Set exercise
Which lines contain the string "Write"? Please list every one of them.

The input
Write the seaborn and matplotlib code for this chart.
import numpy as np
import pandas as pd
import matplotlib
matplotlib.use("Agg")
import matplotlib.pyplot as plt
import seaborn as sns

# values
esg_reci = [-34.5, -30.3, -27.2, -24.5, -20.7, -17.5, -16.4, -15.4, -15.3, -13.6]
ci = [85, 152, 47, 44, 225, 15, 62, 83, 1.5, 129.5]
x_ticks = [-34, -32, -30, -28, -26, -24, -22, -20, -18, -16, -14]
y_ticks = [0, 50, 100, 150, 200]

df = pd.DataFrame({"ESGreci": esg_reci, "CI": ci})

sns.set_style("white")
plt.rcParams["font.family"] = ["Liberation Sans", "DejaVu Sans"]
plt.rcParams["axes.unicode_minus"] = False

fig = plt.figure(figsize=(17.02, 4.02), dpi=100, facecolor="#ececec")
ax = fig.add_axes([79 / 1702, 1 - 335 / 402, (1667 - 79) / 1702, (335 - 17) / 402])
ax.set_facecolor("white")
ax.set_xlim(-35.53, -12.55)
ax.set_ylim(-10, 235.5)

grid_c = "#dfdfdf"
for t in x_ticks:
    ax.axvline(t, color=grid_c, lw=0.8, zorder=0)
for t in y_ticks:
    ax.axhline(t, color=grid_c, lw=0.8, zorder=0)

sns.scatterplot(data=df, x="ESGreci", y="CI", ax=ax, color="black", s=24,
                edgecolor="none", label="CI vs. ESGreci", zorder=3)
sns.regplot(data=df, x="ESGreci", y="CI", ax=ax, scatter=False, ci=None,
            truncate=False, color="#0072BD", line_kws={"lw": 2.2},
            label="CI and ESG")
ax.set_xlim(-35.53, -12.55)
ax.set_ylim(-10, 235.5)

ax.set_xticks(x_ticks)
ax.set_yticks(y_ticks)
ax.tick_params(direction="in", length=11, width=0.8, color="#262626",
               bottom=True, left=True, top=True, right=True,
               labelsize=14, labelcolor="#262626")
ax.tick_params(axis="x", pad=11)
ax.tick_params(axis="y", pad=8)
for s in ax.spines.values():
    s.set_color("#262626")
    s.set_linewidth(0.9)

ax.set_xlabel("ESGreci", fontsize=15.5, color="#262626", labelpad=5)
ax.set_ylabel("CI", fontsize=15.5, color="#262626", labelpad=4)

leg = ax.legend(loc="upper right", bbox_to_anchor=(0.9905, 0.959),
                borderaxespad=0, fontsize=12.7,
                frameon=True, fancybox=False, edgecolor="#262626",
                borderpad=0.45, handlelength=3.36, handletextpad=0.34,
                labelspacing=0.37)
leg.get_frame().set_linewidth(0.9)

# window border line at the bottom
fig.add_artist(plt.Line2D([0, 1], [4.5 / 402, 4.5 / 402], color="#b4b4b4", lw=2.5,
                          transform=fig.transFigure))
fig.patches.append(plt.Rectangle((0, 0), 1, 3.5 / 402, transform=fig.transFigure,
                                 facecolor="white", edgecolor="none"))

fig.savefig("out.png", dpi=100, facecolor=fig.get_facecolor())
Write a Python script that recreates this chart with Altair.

Result
Write the seaborn and matplotlib code for this chart.
Write a Python script that recreates this chart with Altair.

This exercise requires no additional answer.